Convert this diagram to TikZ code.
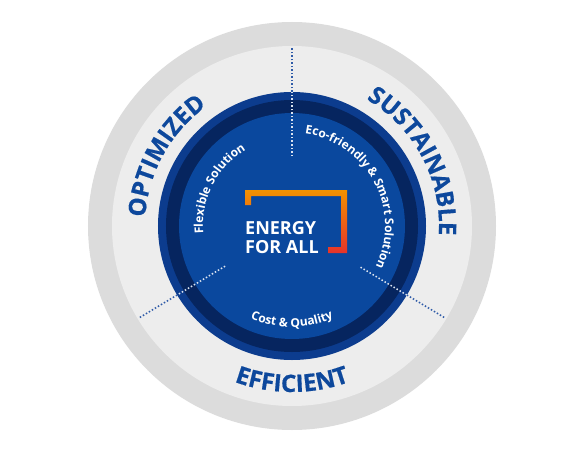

* * *

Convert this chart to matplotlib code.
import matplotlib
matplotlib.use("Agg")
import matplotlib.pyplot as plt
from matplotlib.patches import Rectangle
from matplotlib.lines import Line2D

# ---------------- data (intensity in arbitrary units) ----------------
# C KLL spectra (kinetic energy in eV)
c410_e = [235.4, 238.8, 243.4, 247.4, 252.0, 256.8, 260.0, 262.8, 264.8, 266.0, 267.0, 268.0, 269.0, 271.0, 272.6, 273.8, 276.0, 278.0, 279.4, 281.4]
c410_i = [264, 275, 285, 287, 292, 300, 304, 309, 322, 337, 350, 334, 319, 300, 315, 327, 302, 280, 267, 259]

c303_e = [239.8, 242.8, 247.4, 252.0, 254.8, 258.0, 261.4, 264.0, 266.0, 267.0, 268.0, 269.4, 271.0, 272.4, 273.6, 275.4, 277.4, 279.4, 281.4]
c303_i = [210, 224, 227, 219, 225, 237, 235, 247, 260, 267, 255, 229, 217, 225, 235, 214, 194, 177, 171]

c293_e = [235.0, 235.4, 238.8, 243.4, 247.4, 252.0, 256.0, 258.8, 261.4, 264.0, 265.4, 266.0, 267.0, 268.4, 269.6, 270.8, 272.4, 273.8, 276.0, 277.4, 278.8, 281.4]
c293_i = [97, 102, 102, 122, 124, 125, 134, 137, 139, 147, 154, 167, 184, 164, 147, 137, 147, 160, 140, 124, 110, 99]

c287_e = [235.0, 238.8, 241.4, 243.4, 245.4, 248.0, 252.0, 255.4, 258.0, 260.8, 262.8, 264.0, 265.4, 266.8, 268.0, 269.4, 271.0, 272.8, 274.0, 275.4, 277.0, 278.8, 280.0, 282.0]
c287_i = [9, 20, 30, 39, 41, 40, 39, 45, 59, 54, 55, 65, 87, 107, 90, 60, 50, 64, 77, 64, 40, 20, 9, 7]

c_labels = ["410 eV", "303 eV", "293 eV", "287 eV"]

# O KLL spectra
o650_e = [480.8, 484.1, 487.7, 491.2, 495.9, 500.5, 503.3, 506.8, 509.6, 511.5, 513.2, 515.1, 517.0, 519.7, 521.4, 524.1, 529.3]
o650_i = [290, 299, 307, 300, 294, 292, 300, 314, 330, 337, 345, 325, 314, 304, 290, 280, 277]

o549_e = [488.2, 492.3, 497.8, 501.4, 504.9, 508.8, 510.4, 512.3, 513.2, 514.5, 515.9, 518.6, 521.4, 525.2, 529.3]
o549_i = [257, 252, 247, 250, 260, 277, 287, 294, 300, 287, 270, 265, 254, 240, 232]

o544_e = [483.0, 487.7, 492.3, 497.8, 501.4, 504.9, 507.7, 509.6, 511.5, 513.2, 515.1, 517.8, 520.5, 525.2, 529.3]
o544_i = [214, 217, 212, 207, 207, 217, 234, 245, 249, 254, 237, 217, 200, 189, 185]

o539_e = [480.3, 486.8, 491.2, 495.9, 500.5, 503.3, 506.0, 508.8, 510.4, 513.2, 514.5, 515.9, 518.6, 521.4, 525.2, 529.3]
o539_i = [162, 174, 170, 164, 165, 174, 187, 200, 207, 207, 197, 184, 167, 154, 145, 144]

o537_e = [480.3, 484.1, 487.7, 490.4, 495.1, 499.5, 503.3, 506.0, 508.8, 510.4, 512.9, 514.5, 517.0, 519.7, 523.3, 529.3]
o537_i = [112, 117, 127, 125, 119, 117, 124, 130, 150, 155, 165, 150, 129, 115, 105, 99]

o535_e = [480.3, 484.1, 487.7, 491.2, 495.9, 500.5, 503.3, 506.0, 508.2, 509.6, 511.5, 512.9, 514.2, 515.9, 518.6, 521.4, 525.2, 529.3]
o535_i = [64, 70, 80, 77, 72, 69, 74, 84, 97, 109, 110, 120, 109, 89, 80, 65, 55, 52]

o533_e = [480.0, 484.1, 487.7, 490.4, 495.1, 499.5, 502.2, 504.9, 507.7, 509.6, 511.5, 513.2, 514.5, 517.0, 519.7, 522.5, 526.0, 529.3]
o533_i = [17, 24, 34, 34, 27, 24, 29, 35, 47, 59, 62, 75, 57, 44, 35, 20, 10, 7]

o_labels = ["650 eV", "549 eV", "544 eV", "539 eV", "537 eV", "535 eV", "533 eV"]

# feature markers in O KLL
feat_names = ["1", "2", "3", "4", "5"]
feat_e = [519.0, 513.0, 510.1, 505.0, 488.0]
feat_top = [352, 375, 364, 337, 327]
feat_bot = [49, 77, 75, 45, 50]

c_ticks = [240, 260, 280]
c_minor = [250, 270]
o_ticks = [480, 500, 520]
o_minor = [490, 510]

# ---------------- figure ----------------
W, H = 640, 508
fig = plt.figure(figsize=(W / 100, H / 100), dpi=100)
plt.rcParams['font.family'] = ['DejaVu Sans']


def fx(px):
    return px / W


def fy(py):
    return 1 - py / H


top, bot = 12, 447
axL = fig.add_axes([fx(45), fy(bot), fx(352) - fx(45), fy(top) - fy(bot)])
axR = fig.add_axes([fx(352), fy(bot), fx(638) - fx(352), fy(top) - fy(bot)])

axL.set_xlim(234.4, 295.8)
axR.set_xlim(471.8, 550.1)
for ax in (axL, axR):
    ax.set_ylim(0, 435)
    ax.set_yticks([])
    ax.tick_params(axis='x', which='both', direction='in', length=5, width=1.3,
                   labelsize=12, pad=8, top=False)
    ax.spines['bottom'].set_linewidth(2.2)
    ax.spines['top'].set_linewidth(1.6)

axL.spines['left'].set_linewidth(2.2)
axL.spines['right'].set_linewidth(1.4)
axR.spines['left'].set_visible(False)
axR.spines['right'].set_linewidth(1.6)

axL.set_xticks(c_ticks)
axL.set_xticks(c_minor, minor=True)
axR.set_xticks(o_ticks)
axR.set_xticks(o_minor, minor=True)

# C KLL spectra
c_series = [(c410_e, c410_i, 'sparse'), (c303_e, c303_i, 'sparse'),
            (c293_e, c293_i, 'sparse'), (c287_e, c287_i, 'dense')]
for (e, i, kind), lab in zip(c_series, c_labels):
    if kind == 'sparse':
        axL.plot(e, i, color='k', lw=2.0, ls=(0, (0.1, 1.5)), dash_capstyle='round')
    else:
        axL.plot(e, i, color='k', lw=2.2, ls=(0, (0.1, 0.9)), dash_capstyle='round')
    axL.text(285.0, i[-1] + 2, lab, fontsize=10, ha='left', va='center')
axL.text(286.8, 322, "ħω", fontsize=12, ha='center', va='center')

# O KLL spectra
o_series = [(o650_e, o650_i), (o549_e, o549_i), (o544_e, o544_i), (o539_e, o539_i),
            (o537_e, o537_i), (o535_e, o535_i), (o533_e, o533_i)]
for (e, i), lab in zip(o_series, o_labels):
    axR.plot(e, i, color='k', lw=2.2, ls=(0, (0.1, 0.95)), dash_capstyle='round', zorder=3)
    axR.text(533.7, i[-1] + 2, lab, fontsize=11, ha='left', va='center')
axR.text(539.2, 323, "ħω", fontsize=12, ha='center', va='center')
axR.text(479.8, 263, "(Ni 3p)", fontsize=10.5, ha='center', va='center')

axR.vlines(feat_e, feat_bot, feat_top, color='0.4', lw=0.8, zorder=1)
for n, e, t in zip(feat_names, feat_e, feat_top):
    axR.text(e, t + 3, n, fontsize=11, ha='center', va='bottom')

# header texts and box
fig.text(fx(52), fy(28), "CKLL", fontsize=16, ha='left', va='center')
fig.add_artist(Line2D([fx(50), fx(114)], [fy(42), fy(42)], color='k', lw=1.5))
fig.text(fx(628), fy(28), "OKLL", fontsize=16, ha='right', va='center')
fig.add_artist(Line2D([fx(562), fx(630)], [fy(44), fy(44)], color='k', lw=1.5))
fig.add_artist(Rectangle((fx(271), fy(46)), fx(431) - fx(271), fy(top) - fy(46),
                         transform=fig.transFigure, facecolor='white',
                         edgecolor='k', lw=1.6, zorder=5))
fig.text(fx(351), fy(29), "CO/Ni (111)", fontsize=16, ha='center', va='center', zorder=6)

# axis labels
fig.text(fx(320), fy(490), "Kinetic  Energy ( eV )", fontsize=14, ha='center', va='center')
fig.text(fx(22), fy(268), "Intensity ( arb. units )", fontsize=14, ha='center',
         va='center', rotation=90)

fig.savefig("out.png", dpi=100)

### INSTRUCTION
Print exactly the run of lines that starts at the line with "Convert this chart to matplotlib code." and ends at the line with "from matplotlib.lines import Line2D". Leave out every other line.

### EXERCISE RESPONSE
Convert this chart to matplotlib code.
import matplotlib
matplotlib.use("Agg")
import matplotlib.pyplot as plt
from matplotlib.patches import Rectangle
from matplotlib.lines import Line2D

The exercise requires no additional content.